Emit the data below verbatim, stripping out any pictures.

--- --- ---

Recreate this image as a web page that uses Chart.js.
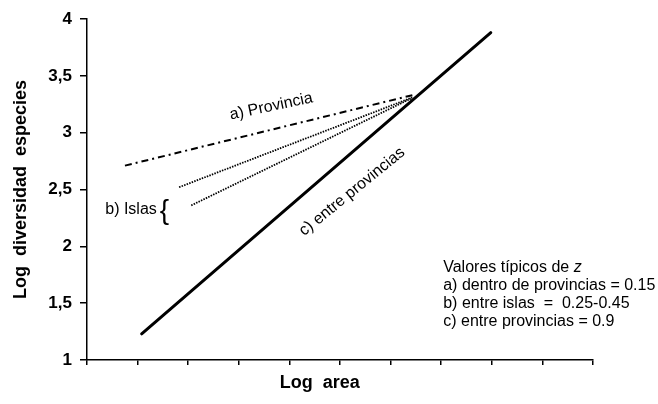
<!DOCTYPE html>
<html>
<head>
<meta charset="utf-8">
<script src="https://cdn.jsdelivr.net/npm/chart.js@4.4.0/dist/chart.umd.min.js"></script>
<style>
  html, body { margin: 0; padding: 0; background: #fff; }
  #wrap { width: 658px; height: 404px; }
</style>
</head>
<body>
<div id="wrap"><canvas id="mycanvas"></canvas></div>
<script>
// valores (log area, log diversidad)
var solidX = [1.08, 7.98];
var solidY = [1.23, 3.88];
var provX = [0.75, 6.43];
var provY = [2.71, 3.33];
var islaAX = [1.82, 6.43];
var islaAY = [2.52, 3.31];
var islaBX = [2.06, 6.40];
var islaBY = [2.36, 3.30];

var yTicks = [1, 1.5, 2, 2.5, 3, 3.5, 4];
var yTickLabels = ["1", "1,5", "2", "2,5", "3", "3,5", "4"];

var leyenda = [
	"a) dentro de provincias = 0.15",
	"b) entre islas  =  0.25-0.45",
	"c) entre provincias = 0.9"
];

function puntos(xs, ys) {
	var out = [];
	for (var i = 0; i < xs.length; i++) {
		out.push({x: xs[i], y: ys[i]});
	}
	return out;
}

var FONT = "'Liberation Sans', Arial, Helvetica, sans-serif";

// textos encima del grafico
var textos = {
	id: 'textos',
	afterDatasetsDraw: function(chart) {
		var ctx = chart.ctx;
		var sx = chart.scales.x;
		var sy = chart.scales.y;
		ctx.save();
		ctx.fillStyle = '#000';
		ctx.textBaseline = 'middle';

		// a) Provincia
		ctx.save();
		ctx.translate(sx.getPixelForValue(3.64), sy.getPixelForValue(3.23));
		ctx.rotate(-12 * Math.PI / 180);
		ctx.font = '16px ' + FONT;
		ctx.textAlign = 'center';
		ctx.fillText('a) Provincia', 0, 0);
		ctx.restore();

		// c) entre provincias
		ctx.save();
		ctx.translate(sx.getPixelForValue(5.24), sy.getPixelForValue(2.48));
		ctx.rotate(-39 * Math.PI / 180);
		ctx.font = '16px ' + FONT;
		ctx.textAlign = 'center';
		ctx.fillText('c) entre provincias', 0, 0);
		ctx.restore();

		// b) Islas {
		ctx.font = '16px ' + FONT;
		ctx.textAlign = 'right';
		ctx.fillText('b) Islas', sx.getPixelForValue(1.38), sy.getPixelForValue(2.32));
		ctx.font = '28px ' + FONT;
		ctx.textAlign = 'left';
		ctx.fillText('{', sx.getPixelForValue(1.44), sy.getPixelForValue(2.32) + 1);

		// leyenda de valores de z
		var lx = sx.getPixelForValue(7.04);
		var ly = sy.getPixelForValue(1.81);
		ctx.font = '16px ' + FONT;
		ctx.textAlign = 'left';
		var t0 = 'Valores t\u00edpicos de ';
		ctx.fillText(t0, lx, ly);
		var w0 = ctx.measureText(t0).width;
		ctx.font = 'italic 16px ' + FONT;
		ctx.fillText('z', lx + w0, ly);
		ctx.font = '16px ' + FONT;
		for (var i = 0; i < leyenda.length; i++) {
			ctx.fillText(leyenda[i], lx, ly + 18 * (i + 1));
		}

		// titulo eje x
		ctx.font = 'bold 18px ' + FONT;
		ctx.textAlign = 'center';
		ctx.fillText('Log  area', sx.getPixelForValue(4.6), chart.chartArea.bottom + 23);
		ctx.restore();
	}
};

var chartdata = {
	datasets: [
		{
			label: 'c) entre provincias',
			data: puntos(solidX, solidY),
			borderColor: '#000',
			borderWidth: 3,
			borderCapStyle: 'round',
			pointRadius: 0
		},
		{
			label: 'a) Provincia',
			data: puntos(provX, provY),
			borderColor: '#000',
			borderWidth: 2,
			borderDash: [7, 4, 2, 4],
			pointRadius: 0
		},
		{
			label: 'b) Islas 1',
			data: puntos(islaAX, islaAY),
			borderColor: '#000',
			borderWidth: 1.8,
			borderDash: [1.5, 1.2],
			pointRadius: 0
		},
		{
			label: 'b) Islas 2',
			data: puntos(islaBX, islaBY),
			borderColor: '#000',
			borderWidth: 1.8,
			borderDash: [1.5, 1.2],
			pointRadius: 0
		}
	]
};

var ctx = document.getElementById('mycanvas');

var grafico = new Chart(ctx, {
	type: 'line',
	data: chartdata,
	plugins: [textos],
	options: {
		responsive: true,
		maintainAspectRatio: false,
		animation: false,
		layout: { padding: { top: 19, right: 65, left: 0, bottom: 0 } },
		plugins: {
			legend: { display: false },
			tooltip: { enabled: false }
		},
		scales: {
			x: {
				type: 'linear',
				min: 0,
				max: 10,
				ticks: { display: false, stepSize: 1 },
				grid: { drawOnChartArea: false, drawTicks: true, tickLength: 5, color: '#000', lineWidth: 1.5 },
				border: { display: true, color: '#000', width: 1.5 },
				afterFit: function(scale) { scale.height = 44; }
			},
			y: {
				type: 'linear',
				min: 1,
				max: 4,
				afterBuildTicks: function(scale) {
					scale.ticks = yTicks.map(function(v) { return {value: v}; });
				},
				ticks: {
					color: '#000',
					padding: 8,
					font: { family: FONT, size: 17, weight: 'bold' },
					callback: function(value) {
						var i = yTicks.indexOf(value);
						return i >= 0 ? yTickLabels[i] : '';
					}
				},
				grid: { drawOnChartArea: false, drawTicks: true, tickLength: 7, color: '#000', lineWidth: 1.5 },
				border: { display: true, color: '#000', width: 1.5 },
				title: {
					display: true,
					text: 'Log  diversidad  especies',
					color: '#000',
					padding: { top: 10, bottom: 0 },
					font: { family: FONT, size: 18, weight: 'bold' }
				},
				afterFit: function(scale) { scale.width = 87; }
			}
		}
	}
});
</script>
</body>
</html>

--- --- ---

[FULL OUTPUT]
Recreate this image as a web page that uses Chart.js.
<!DOCTYPE html>
<html>
<head>
<meta charset="utf-8">
<script src="https://cdn.jsdelivr.net/npm/chart.js@4.4.0/dist/chart.umd.min.js"></script>
<style>
  html, body { margin: 0; padding: 0; background: #fff; }
  #wrap { width: 658px; height: 404px; }
</style>
</head>
<body>
<div id="wrap"><canvas id="mycanvas"></canvas></div>
<script>
// valores (log area, log diversidad)
var solidX = [1.08, 7.98];
var solidY = [1.23, 3.88];
var provX = [0.75, 6.43];
var provY = [2.71, 3.33];
var islaAX = [1.82, 6.43];
var islaAY = [2.52, 3.31];
var islaBX = [2.06, 6.40];
var islaBY = [2.36, 3.30];

var yTicks = [1, 1.5, 2, 2.5, 3, 3.5, 4];
var yTickLabels = ["1", "1,5", "2", "2,5", "3", "3,5", "4"];

var leyenda = [
	"a) dentro de provincias = 0.15",
	"b) entre islas  =  0.25-0.45",
	"c) entre provincias = 0.9"
];

function puntos(xs, ys) {
	var out = [];
	for (var i = 0; i < xs.length; i++) {
		out.push({x: xs[i], y: ys[i]});
	}
	return out;
}

var FONT = "'Liberation Sans', Arial, Helvetica, sans-serif";

// textos encima del grafico
var textos = {
	id: 'textos',
	afterDatasetsDraw: function(chart) {
		var ctx = chart.ctx;
		var sx = chart.scales.x;
		var sy = chart.scales.y;
		ctx.save();
		ctx.fillStyle = '#000';
		ctx.textBaseline = 'middle';

		// a) Provincia
		ctx.save();
		ctx.translate(sx.getPixelForValue(3.64), sy.getPixelForValue(3.23));
		ctx.rotate(-12 * Math.PI / 180);
		ctx.font = '16px ' + FONT;
		ctx.textAlign = 'center';
		ctx.fillText('a) Provincia', 0, 0);
		ctx.restore();

		// c) entre provincias
		ctx.save();
		ctx.translate(sx.getPixelForValue(5.24), sy.getPixelForValue(2.48));
		ctx.rotate(-39 * Math.PI / 180);
		ctx.font = '16px ' + FONT;
		ctx.textAlign = 'center';
		ctx.fillText('c) entre provincias', 0, 0);
		ctx.restore();

		// b) Islas {
		ctx.font = '16px ' + FONT;
		ctx.textAlign = 'right';
		ctx.fillText('b) Islas', sx.getPixelForValue(1.38), sy.getPixelForValue(2.32));
		ctx.font = '28px ' + FONT;
		ctx.textAlign = 'left';
		ctx.fillText('{', sx.getPixelForValue(1.44), sy.getPixelForValue(2.32) + 1);

		// leyenda de valores de z
		var lx = sx.getPixelForValue(7.04);
		var ly = sy.getPixelForValue(1.81);
		ctx.font = '16px ' + FONT;
		ctx.textAlign = 'left';
		var t0 = 'Valores t\u00edpicos de ';
		ctx.fillText(t0, lx, ly);
		var w0 = ctx.measureText(t0).width;
		ctx.font = 'italic 16px ' + FONT;
		ctx.fillText('z', lx + w0, ly);
		ctx.font = '16px ' + FONT;
		for (var i = 0; i < leyenda.length; i++) {
			ctx.fillText(leyenda[i], lx, ly + 18 * (i + 1));
		}

		// titulo eje x
		ctx.font = 'bold 18px ' + FONT;
		ctx.textAlign = 'center';
		ctx.fillText('Log  area', sx.getPixelForValue(4.6), chart.chartArea.bottom + 23);
		ctx.restore();
	}
};

var chartdata = {
	datasets: [
		{
			label: 'c) entre provincias',
			data: puntos(solidX, solidY),
			borderColor: '#000',
			borderWidth: 3,
			borderCapStyle: 'round',
			pointRadius: 0
		},
		{
			label: 'a) Provincia',
			data: puntos(provX, provY),
			borderColor: '#000',
			borderWidth: 2,
			borderDash: [7, 4, 2, 4],
			pointRadius: 0
		},
		{
			label: 'b) Islas 1',
			data: puntos(islaAX, islaAY),
			borderColor: '#000',
			borderWidth: 1.8,
			borderDash: [1.5, 1.2],
			pointRadius: 0
		},
		{
			label: 'b) Islas 2',
			data: puntos(islaBX, islaBY),
			borderColor: '#000',
			borderWidth: 1.8,
			borderDash: [1.5, 1.2],
			pointRadius: 0
		}
	]
};

var ctx = document.getElementById('mycanvas');

var grafico = new Chart(ctx, {
	type: 'line',
	data: chartdata,
	plugins: [textos],
	options: {
		responsive: true,
		maintainAspectRatio: false,
		animation: false,
		layout: { padding: { top: 19, right: 65, left: 0, bottom: 0 } },
		plugins: {
			legend: { display: false },
			tooltip: { enabled: false }
		},
		scales: {
			x: {
				type: 'linear',
				min: 0,
				max: 10,
				ticks: { display: false, stepSize: 1 },
				grid: { drawOnChartArea: false, drawTicks: true, tickLength: 5, color: '#000', lineWidth: 1.5 },
				border: { display: true, color: '#000', width: 1.5 },
				afterFit: function(scale) { scale.height = 44; }
			},
			y: {
				type: 'linear',
				min: 1,
				max: 4,
				afterBuildTicks: function(scale) {
					scale.ticks = yTicks.map(function(v) { return {value: v}; });
				},
				ticks: {
					color: '#000',
					padding: 8,
					font: { family: FONT, size: 17, weight: 'bold' },
					callback: function(value) {
						var i = yTicks.indexOf(value);
						return i >= 0 ? yTickLabels[i] : '';
					}
				},
				grid: { drawOnChartArea: false, drawTicks: true, tickLength: 7, color: '#000', lineWidth: 1.5 },
				border: { display: true, color: '#000', width: 1.5 },
				title: {
					display: true,
					text: 'Log  diversidad  especies',
					color: '#000',
					padding: { top: 10, bottom: 0 },
					font: { family: FONT, size: 18, weight: 'bold' }
				},
				afterFit: function(scale) { scale.width = 87; }
			}
		}
	}
});
</script>
</body>
</html>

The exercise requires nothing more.